Alas, I have only myself to blame.
About two months ago, while creating a couple freeform plush gifties, I decided it was time for me to write another pattern. After first making this cute (yet potentially-pregger-looking) bunny. . .
. . . I kept hooking away. Soon, I was really digging the potbelly appearance of this monkey and bunny:
I swore to myself--SWORE!--that I'd take some notes that I might then flesh out and into a full-length pattern (for sale and for my own personal use--I'm nearing 40, so the brain's not quite retaining as well these days;).
But then I got a wee bit cocky with myself.
You see, looking at a few pictures of some baby duckling plushies I crocheted last year . . .
I was able to replicate my pattern's basic body shape and make the bunny and monkey above.
After finishing the bunny and monkey this year, I was filled with so much crochet hubris that I figured I would remember my creative process.
Wrong! It was just Hooker's Luck.
I went to Germany. I crocheted and then knit pairs of fingerless gloves. And I knit a pair of socks. Other people's patterns--patterns that the authors, indeed, committed to page--swam through my mind, and, when I returned to the states I realized I didn't fully remember how the hell to make my monkey.
In a panic, I tried to jot down what I thought was my pattern, and I then tried out the pattern in the shape of a duckling:
Um, no (but bonus points for the German/Bavarian/Leiderhosen costume). Thanks for playing, Christina!
While this little squat duckling is really cute, it's not what I'd been hoping to render. Um, yeah: there's a bit of a difference between a potbelly and a beer belly (and I'm not making a dig at Germans. . . just a dig at my design).
Take two:
(Insert annoying buzzer sound here.) Strike Two!
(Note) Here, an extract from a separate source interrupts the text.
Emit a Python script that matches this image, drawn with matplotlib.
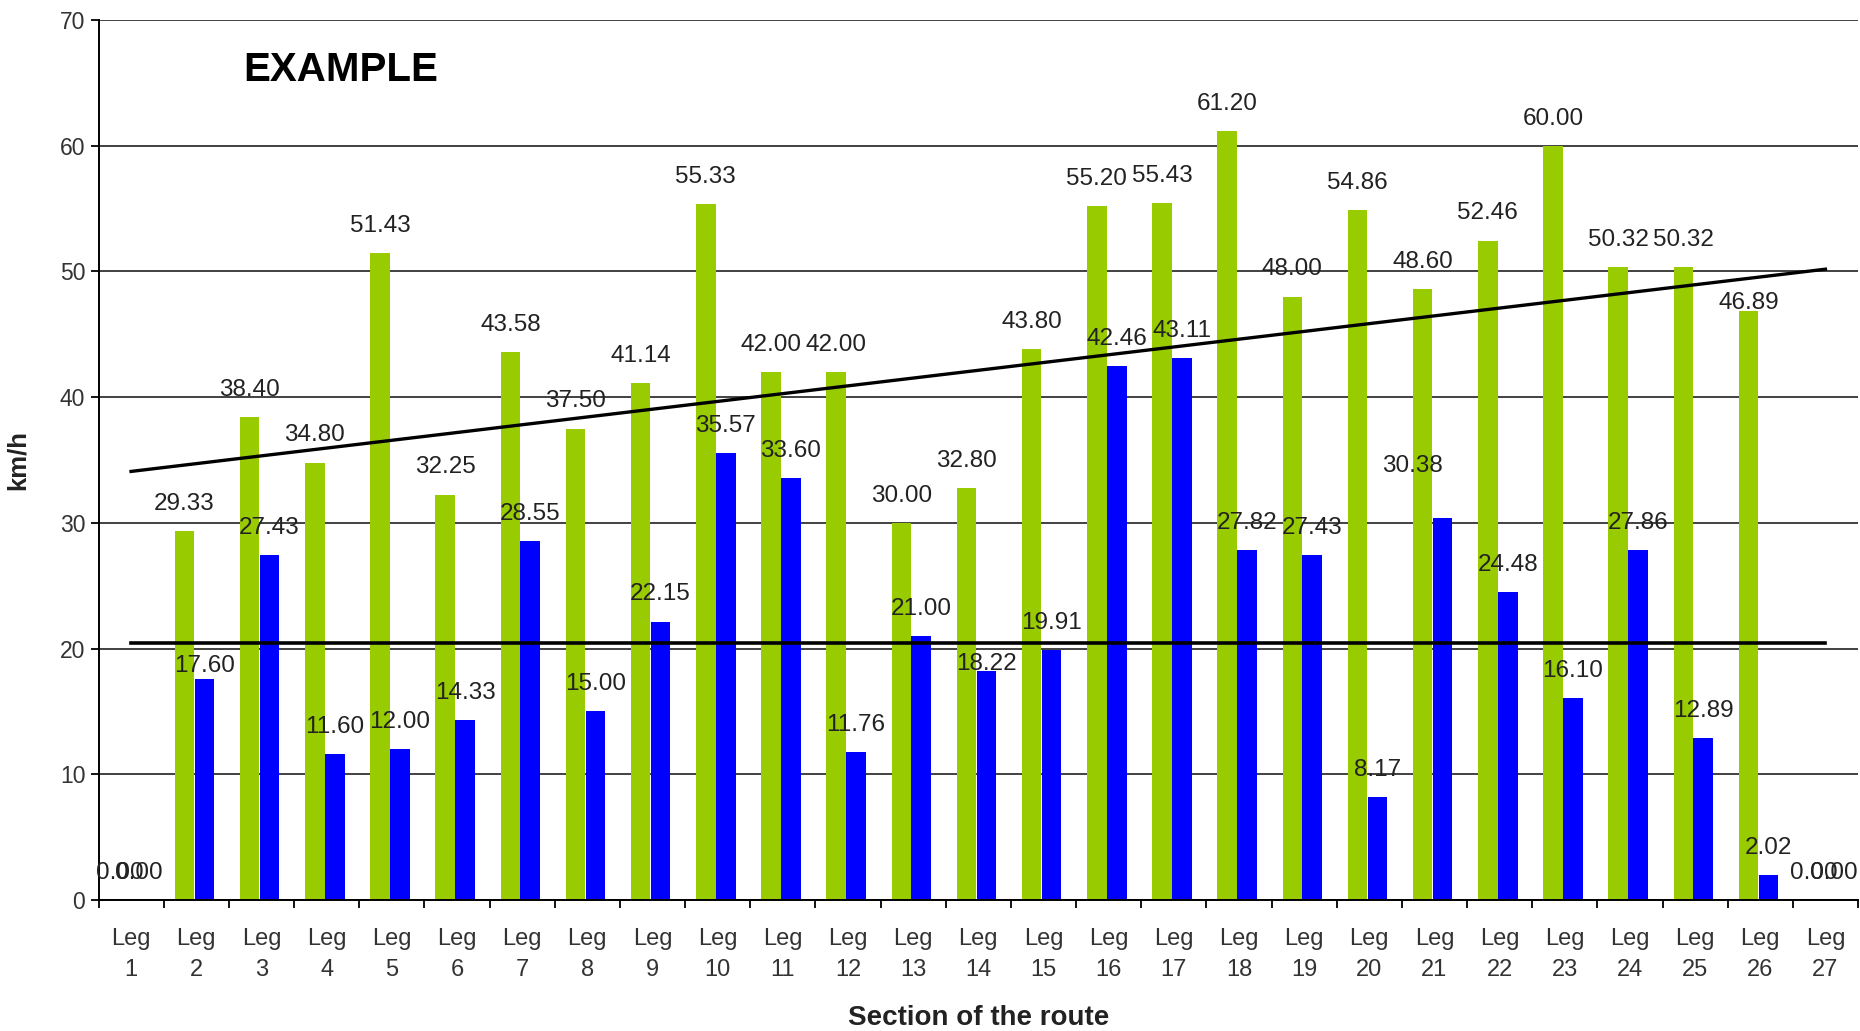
import numpy as np
import matplotlib
matplotlib.use("Agg")
import matplotlib.pyplot as plt

plt.rcParams["font.family"] = ["Liberation Sans", "DejaVu Sans"]

legs = [f"Leg\n{i}" for i in range(1, 28)]
green = [0.00, 29.33, 38.40, 34.80, 51.43, 32.25, 43.58, 37.50, 41.14, 55.33,
         42.00, 42.00, 30.00, 32.80, 43.80, 55.20, 55.43, 61.20, 48.00, 54.86,
         48.60, 52.46, 60.00, 50.32, 50.32, 46.89, 0.00]
blue = [0.00, 17.60, 27.43, 11.60, 12.00, 14.33, 28.55, 15.00, 22.15, 35.57,
        33.60, 11.76, 21.00, 18.22, 19.91, 42.46, 43.11, 27.82, 27.43, 8.17,
        30.38, 24.48, 16.10, 27.86, 12.89, 2.02, 0.00]

GREEN = "#99CC00"
BLUE = "#0000FF"
TXT = "#222222"

# hand-placed data labels in the original (offsets in points)
green_nudge = {25: (0, 5.5)}
blue_nudge = {1: (0, 9.5), 13: (0, 5), 20: (-22, 37.5)}

W, H = 1860, 1031
fig = plt.figure(figsize=(W / 100, H / 100), dpi=100)
ax = fig.add_axes([98.5 / W, 131 / H, (1858 - 98.5) / W, (1011 - 131) / H])

x = np.arange(len(legs))
ax.bar(x - 0.18, green, 0.30, color=GREEN, zorder=2)
ax.bar(x + 0.125, blue, 0.30, color=BLUE, zorder=2)

# linear trendline for green, flat average line for blue
ends = x[[0, -1]]
ax.plot(ends, np.polyval(np.polyfit(x, green, 1), ends), color="black", lw=2.4, zorder=3)
ax.plot(ends, [np.mean(blue)] * 2, color="black", lw=2.6, zorder=3)

for i, v in enumerate(green):
    dx, dy = green_nudge.get(i, (0, 19.5))
    ax.annotate(f"{v:.2f}", (i - 0.18, v), xytext=(dx, dy), textcoords="offset points",
                ha="center", va="center", fontsize=17.5, color=TXT, zorder=4)
for i, v in enumerate(blue):
    dx, dy = blue_nudge.get(i, (0, 19.5))
    ax.annotate(f"{v:.2f}", (i + 0.125, v), xytext=(dx, dy), textcoords="offset points",
                ha="center", va="center", fontsize=17.5, color=TXT, zorder=4)

ax.set_xlim(-0.5, len(legs) - 0.5)
ax.set_ylim(0, 70)
ax.set_yticks(range(0, 71, 10))
ax.set_xticks(x)
ax.set_xticklabels(legs, linespacing=1.55)
ax.set_xticks(np.arange(-0.5, len(legs), 1), minor=True)
ax.tick_params(axis="x", which="major", length=0, pad=20, labelsize=17, labelcolor="#333333")
ax.tick_params(axis="x", which="minor", length=5.5, width=1.3, direction="out", color="black")
ax.tick_params(axis="y", length=5.5, width=1.3, direction="out", pad=4, labelsize=16.5,
               labelcolor="#333333")

ax.grid(axis="y", color="#333333", lw=1.3)
ax.set_axisbelow(True)
for s in ("top", "right"):
    ax.spines[s].set_visible(False)
for s in ("left", "bottom"):
    ax.spines[s].set_linewidth(1.4)
    ax.spines[s].set_color("black")

ax.text(0.0824, 0.9435, "EXAMPLE", transform=ax.transAxes, fontsize=29, fontweight="bold",
        ha="left", va="center", color="black")
ax.set_xlabel("Section of the route", fontsize=20, fontweight="bold", color="#222222", labelpad=17)
ax.set_ylabel("km/h", fontsize=18.5, fontweight="bold", color="#222222", labelpad=22)

fig.savefig("out.png", dpi=100)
Again, so cute, but not exactly the outcome I wanted.
I'm admitting all of this to you for a reason: likely, if you're reading this blog 1.) you share in my yarny madness; or 2.) you're a family, friend or loved one that I've shamed into subscribing to my site.
If you're part of the latter group--and you make freeform items and one-of-a-kind yarn items that, gosh darn, you wish you could make again,--then you must listen to me: set down the yarn. Set it down and do NOT start another project until you take the 40 minutes needed to make some personal, short-hand, chicken-scratch notes about all the neat little tricks you used to make that kick ass finished object.
Don't be like me. Don't get cocky. Don't trust your memory. Don't be so obsessed with the way the yarn moves across your hands that you complete one project and then immediately jump to the next--especially when you're pretty certain you might want to make something again (or for someone else).
The yarn stash will still be sitting there, and your skeins won't roll away because they're offended you're not paying them attention for a few minutes.
Please, for the sake of your sanity, heed my words: write it down. And write it down while it remains fresh. Not after you "just" finish the head of the next plushie pictured in your mind. Not after you create the cuff of your latest top-down sock. And, most certainly, not after you go on a nine-day trip across the ocean.
Do it now. Right now. Do not pass your notions nook. Do not leaf through the newest Interweave Crochet magazine. Most certainly, don't just "take a look" at knitty.com.
Right now: step away from your hook, and no potential patterns will get hurt.
Seriously.
Your yarn (and, maybe, all those safety eyes sitting in your eye bin;) will thank you later!
So, what am I going to do now? Well, I just finished making the little slender bunny (a.k.a., Banana the Bunny) about two hours ago, so she's still fresh in my mind. The moment I publish this post, I'm picking up my notepad (and ignoring the half-finished sock sitting on dpns), finding a pencil (and walking past the Noro wool I want to use to make myself some spring fingerless gloves) and sitting down (without taking a second glance at the lash yarns for a dog I'm making for a commissioned order) and scribbling out stitch counts.
After all, I can quit fondling my stash at any time.
(Hmmmm: is that mohair yarn inviting me to do a little casting on those new size 17 dpns? Must. Look. Away. Grab pencil. Take notes!)